Principle 4.4 states in part that information must be collected by fair and lawful means. Principle 4.4.2 clarifies that the foregoing requirement is intended to prevent organizations from collecting information by misleading or deceiving individuals about the purpose for which information is being collected. Principle 4.8 states that an organization must make readily available to individuals specific information about its policies and practices relating to the management of personal information. Principle 4.8.2 states that the information made available must include, among other things, the name or title, and the address, of the person who is accountable for the organization's policies and practices and to whom the complaints or inquiries can be forwarded.

The Commissioner found the complainant's expectations as outlined in the complaint to be reasonable and in keeping with the Act.

The Commissioner determined that the company did not adequately specify the extent to which personal information was to be used for marketing purposes. The survey materials did not make it clear that the respondent's personal information was intended to be disclosed to third parties for marketing purposes. The Commissioner did not consider these materials a reasonable effort on the company's part to inform individuals of the purposes for which their personal information was gathered.

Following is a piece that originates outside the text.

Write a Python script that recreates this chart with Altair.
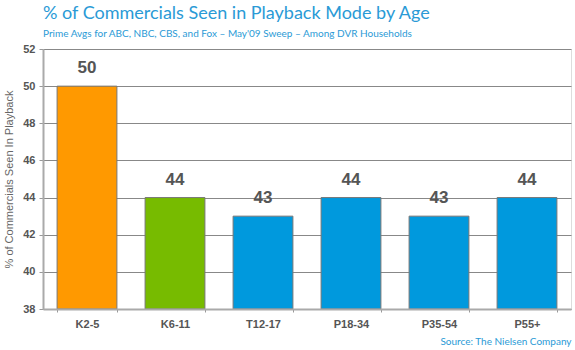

In the Commissioner's opinion, the privacy policy contained a better explanation of purposes and the intention to disclose to third parties for direct-marketing purposes. That being said, he noted that the policy was not easily or immediately available to the individual at the time of responding to the survey and in fact was not even made known to the individual respondent. In view of the reasonable expectation that the specification of purposes be coincident with collection, he did not find it reasonable for the company to rely on purpose statements made in a policy that is not available at the time of responding to the survey and is only available on an unadvertised website. The Commissioner therefore found the company in contravention of Principles 4.2.3, 4.3.2, 4.3.5.

Since the company had failed to meet the requirement for the individual's knowledge through Principles 4.2.3 and 4.3.2, he determined that it did not obtain valid informed consent of individual respondents to the collection, use or disclosure of their personal information via the surveys. The Commissioner therefore found it in contravention of Principle 4.3.

With respect to the company's efforts to comply with the Act, the Commissioner was troubled by the vast discrepancy between the website and the survey materials and by the implications of this discrepancy in relation to Principles 4.4 and 4.4.2. He questioned why the company would make its purposes reasonably clear in a remote and unadvertised privacy policy located on its website, namely that personal information would be disclosed to third parties for the purpose of direct marketing, but then in the survey materials explain the purposes in such limited terms as fact-finding, opinion-gathering, and product quality improvement. He further wondered why the company would make the effort to formulate a more or less compliant privacy policy and then not draw individual respondents' attention to it. In the Commissioner's view, far from providing a reasonable understanding of the use or disclosure of personal information, as the company had argued, the survey materials did not inform individuals as to the true purposes of the surveys and detracted from the fairness of the company's collection of personal information. He therefore found the company in contravention of Principles 4.4 and 4.4.2.

The Commissioner determined that the check-off arrangement provided on the survey forms was vague, not prominently placed, and ambiguous as to the form of consent that it sought. The Commissioner is already on record as having concluded that any personal information may be sensitive in a given set of circumstances. He therefore could not accept the company's practice of disclosing information it deemed to be non-sensitive in cases where a survey respondent did not indicate either "Yes" or "No" to such disclosure. He considered the consent arrangement inappropriate given the potential sensitivity of the personal information in question. He therefore found that the company was not in compliance with Principle 4.3.4.

Given that at the time of the complaint the company did not have a representative accountable for the organization's compliance with the Act, and that specific information about the company's privacy-related policies and practices were not readily and reasonably available, the Commissioner found that the company did not meet its obligations under Principles 4.1, 4.8, and 4.8.2.

He therefore concluded that the complaint was well-founded.

Further Considerations

The Commissioner made the following four recommendations to the company that would bring it into compliance with the Act:

  1. The company should take appropriate steps to specify purposes clearly and fully in its survey materials so that individuals may reasonably understand, at the time of responding to a survey, the manner in which and extent to which their personal information will be used or disclosed. The company should identify third parties to which it intends to disclose personal information and the uses those parties may make of the information.
  2. The company should improve its consent mechanism for direct marketing by third parties by placing the mechanism more prominently on the survey form, by clarifying the language so as to indicate that direct-marketing is the purpose and that third parties are the marketers, and by resolving the ambiguity about the form of consent in question. Given the sensitivity of the information collected, strict opt-in consent should be used.
  3. The company should take appropriate steps to bring itself into compliance with all requirements under Principle 4.1 (Accountability) and Principle 4.8 (Openness). These steps should include designating a representative to be responsible for the company's compliance with the Act and identifying that individual by name or title and contact particulars in the survey materials distributed to households.
  4. The company should clearly indicate in its survey materials the opportunity for respondents to withdraw consent to uses and disclosures of their personal information and a method whereby such withdrawal may be executed easily, immediately, and inexpensively. The method should include a toll-free telephone number.